Most rentals run full-to-full: full tank at pickup, return it full, or the company charges its own (higher) rate per litre plus a service fee. Keep the last fill-up receipt near the airport, since agents at Larnaca and Paphos sometimes ask for it.
One detail that surprises visitors used to round-the-clock service everywhere: many stations, especially smaller or rural ones, run staffed hours roughly similar to a normal business day and cut back sharply on Sundays and public holidays, though larger cities including Nicosia, Limassol and Paphos have 24-hour stations. Outside staffed hours, stations generally switch to automated, card-only self-service pumps, and rural stations can run low or be unreachable at odd hours, so don't let the tank run too low before a Sunday drive back to the airport, and carry a card that works in an unattended pump.
The A-road motorway network between the coastal cities is excellent and toll-free. It gets genuinely tricky once you're off the main routes: winding uphill roads into the Troodos foothills and the back lanes around wine villages are frequently single-lane with blind bends, and locals drive them at local speed. Slow down, use the horn on blind bends the way local drivers do, and don't assume an oncoming car will yield just because your map calls it a "main road."

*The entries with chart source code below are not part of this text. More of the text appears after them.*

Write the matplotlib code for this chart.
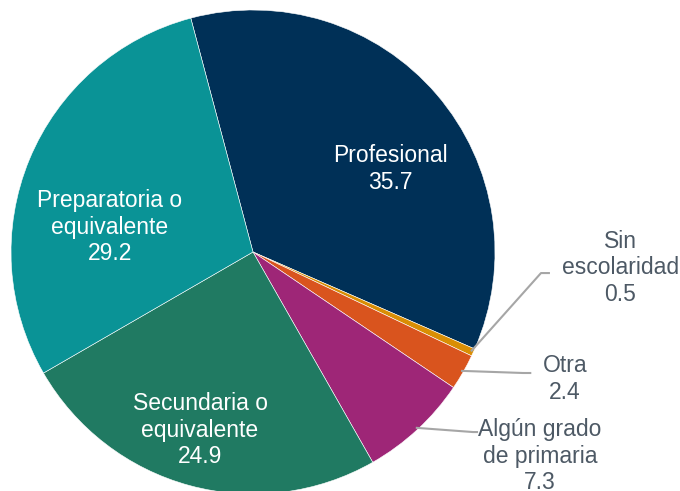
import numpy as np
import matplotlib
matplotlib.use("Agg")
import matplotlib.pyplot as plt

plt.rcParams['font.family'] = ['Liberation Sans', 'DejaVu Sans']

# data, clockwise from the top
labels = ['Profesional', 'Sin\nescolaridad', 'Otra', 'Algún grado\nde primaria',
          'Secundaria o\nequivalente', 'Preparatoria o\nequivalente']
values = [35.7, 0.5, 2.4, 7.3, 24.9, 29.2]
colors = ['#003057', '#D98E04', '#D9541E', '#9E2677', '#207A62', '#0A9396']

# label placement (data units, pie radius = 1)
inside = {0: (0.566, 0.343), 4: (-0.219, -0.736), 5: (-0.591, 0.103)}
outside = {1: ((1.517, -0.066), [(1.190, -0.087), (1.227, -0.087)]),
           2: ((1.289, -0.525), [(1.116, -0.500), (1.150, -0.500)]),
           3: ((1.186, -0.843), [(0.909, -0.744), (0.930, -0.744)])}

fig = plt.figure(figsize=(6.8, 4.91), dpi=100)
ax = fig.add_axes([0, 0, 1, 1])

wedges, _ = ax.pie(values, colors=colors, startangle=104.9, counterclock=False,
                   radius=1, wedgeprops=dict(linewidth=0.4, edgecolor='white'))

for i, w in enumerate(wedges):
    txt = f"{labels[i]}\n{values[i]}"
    if i in inside:
        x, y = inside[i]
        ax.text(x, y, txt, ha='center', va='center', color='white', fontsize=16.5)
    else:
        (x, y), pts = outside[i]
        ax.text(x, y, txt, ha='center', va='center', color='#4D5965', fontsize=16.5)
        mid = np.deg2rad((w.theta1 + w.theta2) / 2)
        xs = [np.cos(mid) * 0.99] + [p[0] for p in pts]
        ys = [np.sin(mid) * 0.99] + [p[1] for p in pts]
        ax.plot(xs, ys, color='#A6A6A6', lw=1.5, solid_capstyle='butt')

ax.set_xlim(-253 / 242, 427 / 242)
ax.set_ylim(-239 / 242, 252 / 242)
ax.set_aspect('auto')
ax.axis('off')

fig.savefig('out.png', dpi=100)
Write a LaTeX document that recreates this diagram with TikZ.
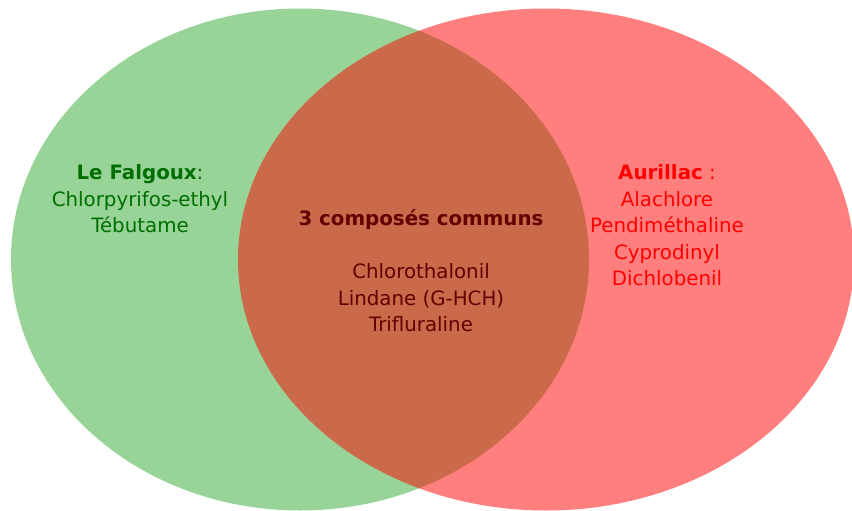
\documentclass[tikz,border=0pt]{standalone}
\usepackage{fontspec}
\setmainfont{DejaVu Sans}
\definecolor{setgreen}{RGB}{50,170,50}
\definecolor{setred}{RGB}{255,0,0}
\definecolor{txtgreen}{RGB}{0,110,0}
\definecolor{txtred}{RGB}{255,0,0}
\definecolor{txtdark}{RGB}{100,0,0}
\tikzset{
  setfill/.style={draw=none, fill=#1, fill opacity=0.5},
  lbl/.style={align=center, inner sep=0pt, font=\fontsize{19.8}{26.5}\selectfont, text=#1}
}
\begin{document}
\begin{tikzpicture}[x=1pt, y=-1pt]
\useasboundingbox (0,0) rectangle (852,511);
\fill[setfill=setgreen] (300,259.5) ellipse [x radius=289, y radius=251];
\fill[setfill=setred] (546,259.5) ellipse [x radius=308, y radius=251];
\node[lbl=txtgreen] (left) at (140,199) {\textbf{Le Falgoux}:\\Chlorpyrifos-ethyl\\Tébutame};
\node[lbl=txtred] (right) at (667,225.5) {\textbf{Aurillac} :\\Alachlore\\Pendiméthaline\\Cyprodinyl\\Dichlobenil};
\node[lbl=txtdark] (mid) at (421,271) {\textbf{3 composés communs}\\[26.5pt]Chlorothalonil\\Lindane (G-HCH)\\Trifluraline};
\end{tikzpicture}
\end{document}
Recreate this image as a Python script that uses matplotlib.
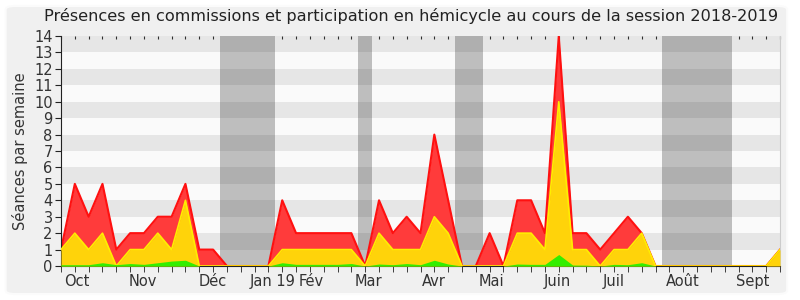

Parking rules are stricter than they look. A single yellow line generally restricts parking during specified hours (a quick stop to load or unload is often tolerated, but check local signage); a double yellow line means no parking at any time, and getting caught there typically runs a fine in the region of €100. Limassol and Paphos both use smart-parking apps for paid zones, and if you do pick up a ticket, expect the rental company to charge it to your card later, plus an administration fee.
None of this makes renting a car in Cyprus difficult. The road network connecting Larnaca, Limassol, Paphos and Nicosia is modern, free of tolls, and genuinely one of the best ways to see the island's beaches, mountain villages and archaeological sites in one trip. The mistakes that cost people money are almost never about the driving itself; they're about the paperwork nobody reads closely at the rental counter. Sort the excess before you land, know your fuel type, photograph the car, and give roundabouts an extra second of attention for the first day. After that, it's just a very pleasant drive.